Professional football players, along with coaches and franchise owners, are locking arms together during the national anthem. It’s to show unity against perceived police brutality, and at least they’re on their feet.
It’s a strange thing, though, for the average football enthusiast to witness. It gives the impression that an arm lock is necessary in order to prevent a player from bolting from the group and kneeling or sitting during the anthem—an act that, for many in the country, is seen as disrespectful to the flag and our country.
That’s a lot of faux bravado to tough through a 60-second song that simply honors our country. It needn’t be so difficult and complicated.
If a player wants to kneel, let him kneel. If players choose to disrespect our flag on foreign soil, let them humiliate us. If the entire team wants to hide in the locker room, let them hide. None of these employees have been disciplined for this behavior. As long as their employers approve, it is the players’ right and choice to protest this way.
Professional football is a for-profit and private business enterprise. No matter how upsetting it is for some fans to witness this disrespect of our flag, they have no direct decision-making in the matter. If they don’t like it, they can purchase their own football franchise and call the shots.
Then there’s the indirect method.
If the issue is that important to fans, they can boycott the sport and the industry will lose revenue. If enough taxpayers say “no” to subsidizing football stadiums, no new ones will be built. If the money flow stops, management will make a correction. On the other hand, if fans decide that the love of the game of football supersedes the anthem debate, it will be business as usual at the NFL.
In the end, it will come down to money and the will of the people. Will enough fans care enough to withhold their hard-earned entertainment dollars? The outcome of the anthem debate will be on us—the fans.
Together, we call the United States of America our home. It may not always be the perfect residence. There may be work that can be done yet on racial injustice. But this land and our flag are always worth defending.
Former President John F. Kennedy said, “Ask not what your country can do for you, ask what you can do for your country.” Imagine a mythical meeting between Colin Kaepernick, the first kneeler, and Kennedy, where Kaepernick explains that he had no other way to problem solve than to refuse to stand for the national anthem.
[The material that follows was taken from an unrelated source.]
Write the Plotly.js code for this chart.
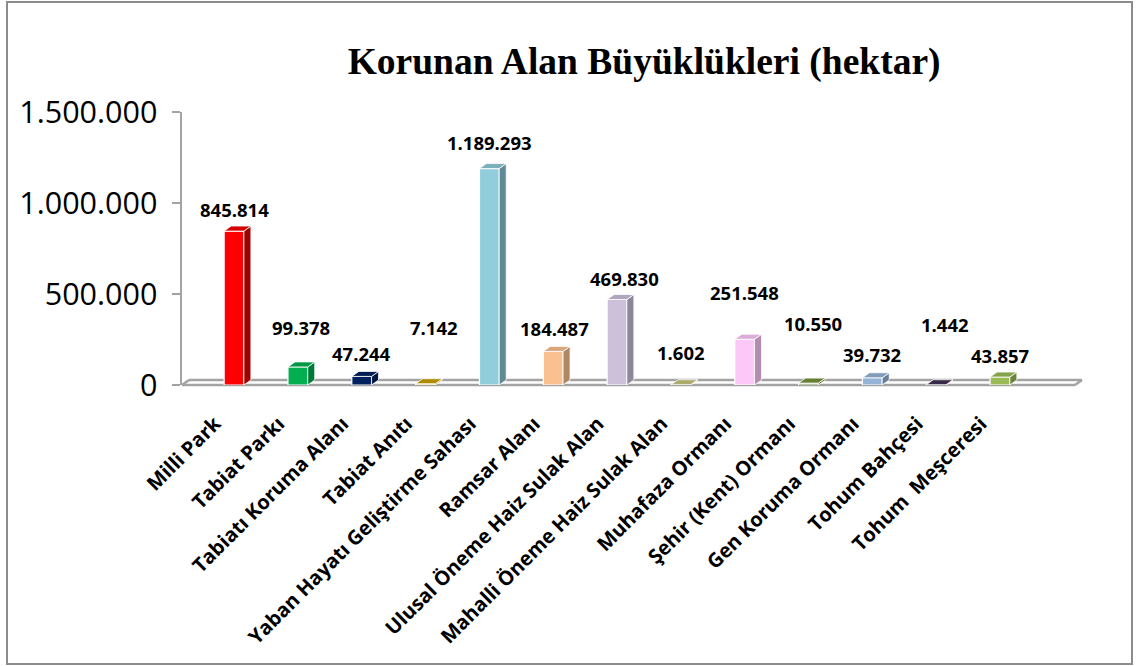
<!DOCTYPE html>
<html>
<head>
<meta charset="utf-8">
<script src="https://cdn.plot.ly/plotly-3.0.1.min.js"></script>
<style>
  html, body { margin: 0; padding: 0; background: #ffffff; }
  #wrap { position: relative; width: 1139px; height: 666px; }
  #chart { width: 1139px; height: 666px; }
  #frame { position: absolute; left: 6px; top: 1px; width: 1123px; height: 660px;
           border: 2px solid #8c8c8c; pointer-events: none; }
</style>
</head>
<body>
<div id="wrap"><div id="chart"></div><div id="frame"></div></div>
<script>
const categories = ["Milli Park", "Tabiat Parkı", "Tabiatı Koruma Alanı", "Tabiat Anıtı",
  "Yaban Hayatı Geliştirme Sahası", "Ramsar Alanı", "Ulusal Öneme Haiz Sulak Alan",
  "Mahalli Öneme Haiz Sulak Alan", "Muhafaza Ormanı", "Şehir (Kent) Ormanı",
  "Gen Koruma Ormanı", "Tohum Bahçesi", "Tohum  Meşceresi"];
const values = [845814, 99378, 47244, 7142, 1189293, 184487, 469830, 1602, 251548, 10550, 39732, 1442, 43857];
const yTickValues = [0, 500000, 1000000, 1500000];

// styles
const frontColors = ["#ff0000", "#00b050", "#002060", "#c9a200", "#92cddc", "#fac090", "#ccc0da",
  "#c6c77c", "#fcc8f7", "#77933c", "#95b3d7", "#403151", "#9bbb59"];
const sideColors = ["#a00000", "#007a37", "#001540", "#8c7000", "#5f8a95", "#b08763", "#8e8699",
  "#8a8b57", "#b38caf", "#536728", "#687d96", "#2c2238", "#6c833e"];
const labelYShift = [22, 39, 23, 56, 26, 23, 21, 32, 47, 60, 23, 60, 22];
const labelXShift = [0, 3, 0, 8, 0, 1, 7, 0, 0, 5, 0, 9, 0];

const xRange = [-0.815, 13.285];
const yRange = [0, 1500000];
const plotW = 900, plotH = 273;
const barW = 0.31;
const dxU = 7 * (xRange[1] - xRange[0]) / plotW;     // depth in x units
const dyV = 5 * (yRange[1] - yRange[0]) / plotH;     // depth in y units

function fmt(v) {
  return String(Math.round(v)).replace(/\B(?=(\d{3})+(?!\d))/g, ".");
}
function hex2rgb(h) { return [1,3,5].map(i => parseInt(h.substr(i,2),16)); }
function mix(a, b, t) {
  const A = hex2rgb(a), B = hex2rgb(b);
  return "rgb(" + A.map((c,i) => Math.round(c*(1-t) + B[i]*t)).join(",") + ")";
}

const xs = categories.map((c, i) => i);
const traces = [];

// front faces
traces.push({
  type: "bar", x: xs, y: values, width: barW,
  marker: { color: frontColors, line: { color: "#ffffff", width: 1.2 } },
  hoverinfo: "skip", showlegend: false
});

// side and top faces (3D effect)
values.forEach((v, i) => {
  const xl = i - barW / 2, xr = i + barW / 2;
  traces.push({
    type: "scatter", mode: "lines", fill: "toself",
    x: [xr, xr + dxU, xr + dxU, xr, xr],
    y: [0, dyV, v + dyV, v, 0],
    fillcolor: sideColors[i], line: { color: "#ffffff", width: 0.8 },
    hoverinfo: "skip", showlegend: false
  });
  traces.push({
    type: "scatter", mode: "lines", fill: "toself",
    x: [xl, xr, xr + dxU, xl + dxU, xl],
    y: [v, v, v + dyV, v + dyV, v],
    fillcolor: mix(frontColors[i], sideColors[i], 0.45), line: { color: "#ffffff", width: 0.8 },
    hoverinfo: "skip", showlegend: false
  });
});

const annotations = values.map((v, i) => ({
  x: i, y: v, xref: "x", yref: "y", text: fmt(v), showarrow: false,
  yanchor: "middle", xanchor: "center", yshift: labelYShift[i], xshift: labelXShift[i],
  font: { family: "Open Sans", size: 18.5, color: "#000000", weight: "bold" }
}));

const floorColor = "#a3a3a3";
const fx = 7 / plotW, fy = 5 / plotH;
const shapes = [
  { type: "line", xref: "paper", yref: "paper", x0: 0, y0: 0, x1: 1 - fx, y1: 0, layer: "below",
    line: { color: floorColor, width: 2.5 } },
  { type: "line", xref: "paper", yref: "paper", x0: fx, y0: fy, x1: 1, y1: fy, layer: "below",
    line: { color: floorColor, width: 2.5 } },
  { type: "line", xref: "paper", yref: "paper", x0: 1 - fx, y0: 0, x1: 1, y1: fy, layer: "below",
    line: { color: floorColor, width: 2.5 } },
  { type: "line", xref: "paper", yref: "paper", x0: 0, y0: 0, x1: fx, y1: fy, layer: "below",
    line: { color: floorColor, width: 2.5 } }
];

const layout = {
  width: 1139, height: 666,
  margin: { l: 182, r: 57, t: 112, b: 281 },
  paper_bgcolor: "#ffffff", plot_bgcolor: "rgba(0,0,0,0)",
  separators: ",.",
  showlegend: false,
  title: {
    text: "<b>Korunan Alan Büyüklükleri (hektar)</b>",
    font: { family: "Liberation Serif, Times New Roman, serif", size: 37.5, color: "#000000" },
    xref: "container", yref: "container", x: 0.5655, y: 0.908, xanchor: "center", yanchor: "middle"
  },
  xaxis: {
    type: "linear", range: xRange, tickmode: "array", tickvals: xs, ticktext: categories,
    tickangle: -45, showgrid: false, zeroline: false, showline: false, ticks: "",
    ticklabelstandoff: 22, ticklabelshift: -19,
    tickfont: { family: "Open Sans", size: 20, color: "#000000", weight: "bold" },
    fixedrange: true
  },
  yaxis: {
    range: yRange, tickmode: "array", tickvals: yTickValues, tickformat: ",d",
    showgrid: false, zeroline: false, showline: true, linecolor: floorColor, linewidth: 2.5,
    ticks: "outside", ticklen: 8, tickcolor: floorColor, tickwidth: 2,
    ticklabelstandoff: 8,
    tickfont: { family: "Open Sans", size: 30.5, color: "#000000" },
    fixedrange: true
  },
  shapes: shapes,
  annotations: annotations
};

Plotly.newPlot("chart", traces, layout, { displayModeBar: false, staticPlot: true });
</script>
</body>
</html>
I can’t imagine Kennedy publicly swearing, as our current president does, but I doubt he’d be a supporter of this spectacle.
It won’t be until next season when we see the true fallout from the anthem debate. Right now, too many people have season tickets. Too many taxpayers are already on the hook for subsidizing stadiums. Too many fantasy football leagues are up and running. Too many already have travel plans to watch their favorite team play football.
Next year, though, could be different.
Until then if a player wants to kneel, let him kneel. And let athletes who want to respect the flag do so by allowing them to stand on their own two feet, without having to hold up others who don’t want to be there. No more babysitting of grown men through arm locks.
Then, in time, money—or the lack of it—will sort this whole thing out.